Inspired by Meredith's post on a typical day in her life, I decided to share a "typical day" from last week as well, to highlight how every library is different, but that there are similar issues that all DLLs have to deal with. One note: I really wear three hats at work (this is what happens with 5 F/T librarians and 3 lib. assistants): Distance Learning, Access services, and purchasing. I also handle most front-line IT issues that the front desk staff can't sort out, and even catalog a cart or two of books on occasion when tech services is backed up. Here's my log from last tuesday, which was during our finals week but was still a pretty normal day, all told:


8:00 arrive at the office, turn on computer, eat granola bar, pull my next action cards and today's tickler cards out of my dock, dial into voice mail and grab inbound mail from my inbox in the breakroom while Outlook starts up.

8:05: My morning routine: I do this every morning to keep my desk/brain from exploding--I'm a bit of a foodie so I sort of liken this to a chef getting her mise en place together before the rush starts. It takes about 15 minutes, but it probably saves me an hour of chasing my tail later in the day.

1. Everything work related from my purse, mailbox in the breakroom, notes/books left on my desk by the night shift, voicemails, etc. goes into my inbox.

2. Everything in my physical and virtual inboxes then gets DONE RIGHT THEN (if it'll take less than 2-3 minutes) and trashed/filed as appropriate, or gets added to my card deck as a next action. The inspiring book/printout/email is then either trashed if no longer needed, or filed either on my next action shelf (if a book) or physical/outlook N-A folder. The upshot, I have empty inboxes--if only for 5 minutes. *sigh*

3. I grab some blank cards and do a quick "mindsweep", basically being quiet for a minute and checking if there are any pending tasks in my brain that I haven't captured. Any actions, key thoughts, ideas, or whatever gets jotted down (one item per card), and filed (if not a next action) or added to my next action stack for the day.

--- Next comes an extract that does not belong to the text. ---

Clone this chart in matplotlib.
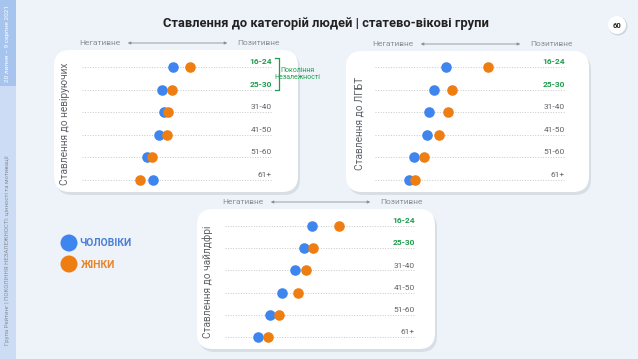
import numpy as np
import matplotlib.pyplot as plt
from matplotlib.patches import FancyBboxPatch, Rectangle, Circle

plt.rcParams['font.family'] = ['Roboto', 'DejaVu Sans']

# data (score on a 0-100 negative -> positive scale)
ages = ['16-24', '25-30', '31-40', '41-50', '51-60', '61+']
nonbelievers_men = [48, 42, 43, 40.5, 34, 37.5]
nonbelievers_women = [57, 47.5, 45.5, 44.5, 37, 30.5]
lgbt_men = [37.5, 31, 28.5, 27.5, 20.5, 18]
lgbt_women = [59.5, 40.5, 38.5, 33.5, 26, 21]
childfree_men = [46, 41.5, 37, 30, 23.5, 17.5]
childfree_women = [60, 46.5, 42.5, 38.5, 28.5, 22.5]

title = 'Ставлення до категорій людей | статево-вікові групи'
panel_titles = ['Ставлення до невіруючих', 'Ставлення до ЛГБТ', 'Ставлення до чайлдфрі']
legend_labels = ['ЧОЛОВІКИ', 'ЖІНКИ']

BLUE = '#3f85ee'
ORANGE = '#ee7d12'
GREEN = '#1f9d4f'
GREY = '#5f6368'
W, H = 638, 359

fig = plt.figure(figsize=(W / 100, H / 100), dpi=100)
fig.patch.set_facecolor('#eef3fa')

# background axes in pixel units for decorations
bg = fig.add_axes([0, 0, 1, 1])
bg.set_xlim(0, W)
bg.set_ylim(H, 0)
bg.axis('off')

# side strip
bg.add_patch(Rectangle((0, 0), 16, H, color='#cbdcf4', lw=0))
bg.add_patch(Rectangle((0, 0), 16, 86, color='#a6c4ee', lw=0))
bg.text(8, 43, '20 липня – 9 серпня 2021', rotation=90, ha='center', va='center',
        fontsize=4.6, color='white')
bg.text(8, 250, 'Група Рейтинг | ПОКОЛІННЯ НЕЗАЛЕЖНОСТІ: цінності та мотивації',
        rotation=90, ha='center', va='center', fontsize=4.3, color='#8a8f96')

bg.text(326, 23, title, ha='center', va='center', fontsize=9.3,
        fontweight='bold', color='#222222')

# page number
bg.add_patch(Circle((618, 26), 9.5, color='#cfd5dd', lw=0))
bg.add_patch(Circle((617, 25), 9, color='white', lw=0))
bg.text(617, 25, '60', ha='center', va='center', fontsize=5.5, fontweight='bold', color='#222')

# panel layout in pixels: box, grid x-range, rows y-range
panels = [
    dict(box=(54, 50, 298, 192), gx=(82, 272), gy=(56, 191), lab_x=65,
         men=nonbelievers_men, women=nonbelievers_women, title=panel_titles[0]),
    dict(box=(346, 51, 589, 192), gx=(375, 565), gy=(56, 191), lab_x=359,
         men=lgbt_men, women=lgbt_women, title=panel_titles[1]),
    dict(box=(197, 209, 435, 349), gx=(225, 415), gy=(215, 348), lab_x=208,
         men=childfree_men, women=childfree_women, title=panel_titles[2]),
]

for p in panels:
    x0, y0, x1, y1 = p['box']
    bg.add_patch(FancyBboxPatch((x0 + 2, y0 + 3), x1 - x0, y1 - y0,
                                boxstyle='round,pad=0,rounding_size=16',
                                fc='#d3d9e2', ec='none', alpha=0.8))
    bg.add_patch(FancyBboxPatch((x0, y0), x1 - x0, y1 - y0,
                                boxstyle='round,pad=0,rounding_size=16',
                                fc='white', ec='none'))
    gx0, gx1 = p['gx']
    # header with arrow
    hy = y0 - 7
    bg.text(gx0 + 18, hy, 'Негативне', ha='center', va='center', fontsize=6, color='#8a8f96')
    bg.text(gx1 - 14, hy, 'Позитивне', ha='center', va='center', fontsize=6, color='#8a8f96')
    bg.annotate('', xy=(gx0 + 43, hy), xytext=(gx1 - 42, hy),
                arrowprops=dict(arrowstyle='<|-|>', color='#8a8f96', lw=0.6,
                                mutation_scale=4))
    bg.text(p['lab_x'], (p['gy'][0] + p['gy'][1]) / 2, p['title'], rotation=90,
            ha='center', va='center', fontsize=7.3, color=GREY)

    # data axes
    gy0, gy1 = p['gy']
    ax = fig.add_axes([gx0 / W, 1 - gy1 / H, (gx1 - gx0) / W, (gy1 - gy0) / H])
    ax.set_xlim(0, 100)
    ax.set_ylim(len(ages) - 0.5, -0.5)
    ax.axis('off')
    ax.patch.set_alpha(0)
    y = np.arange(len(ages))
    ax.hlines(y, 0, 100, colors='#c8c8c8', linestyles=':', lw=0.7)
    ax.scatter(p['men'], y, s=58, color=BLUE, zorder=3, clip_on=False, lw=0)
    ax.scatter(p['women'], y, s=58, color=ORANGE, zorder=4, clip_on=False, lw=0)
    for i, a in enumerate(ages):
        young = i < 2
        ax.text(100, i - 0.08, a, ha='right', va='bottom', fontsize=6,
                color=GREEN if young else GREY, fontweight='bold' if young else 'normal')

# bracket for generation of independence
bg.plot([275, 279, 279, 275], [58, 58, 90, 90], color=GREEN, lw=0.9)
bg.text(297, 74, 'Покоління\nНезалежності', ha='center', va='center', fontsize=5,
        color=GREEN, linespacing=1.0)

# legend
bg.scatter([69, 69], [243, 264], s=150, color=[BLUE, ORANGE], lw=0)
bg.text(79, 243, legend_labels[0], ha='left', va='center', fontsize=7.5,
        fontweight='bold', color='#4a7fd6')
bg.text(81, 265, legend_labels[1], ha='left', va='center', fontsize=7.5,
        fontweight='bold', color='#e8832a')

fig.savefig('out.png', dpi=100, facecolor=fig.get_facecolor())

4. I check the reference schedule for the day on the shared calendar and set alarms in outlook for the shift(s) I'm on the desk. None today--Woo hoo! Then I look more closely at my own calendar and realize that's because I have a training class for our impending migration to Sirsi Unicorn--starting in 45 minutes!

5. I start my daily log, which is just a card where I jot down the actions I complete through the day--it gives me a good archive of what I accomplished in a day without having to keep a zillion index cards (I easily rip through one to two dozen in a "typical" day...). I send an email to my boss every other friday to let him know the status on all my pending projects, and this makes it easier to recreate the last two weeks of my work life.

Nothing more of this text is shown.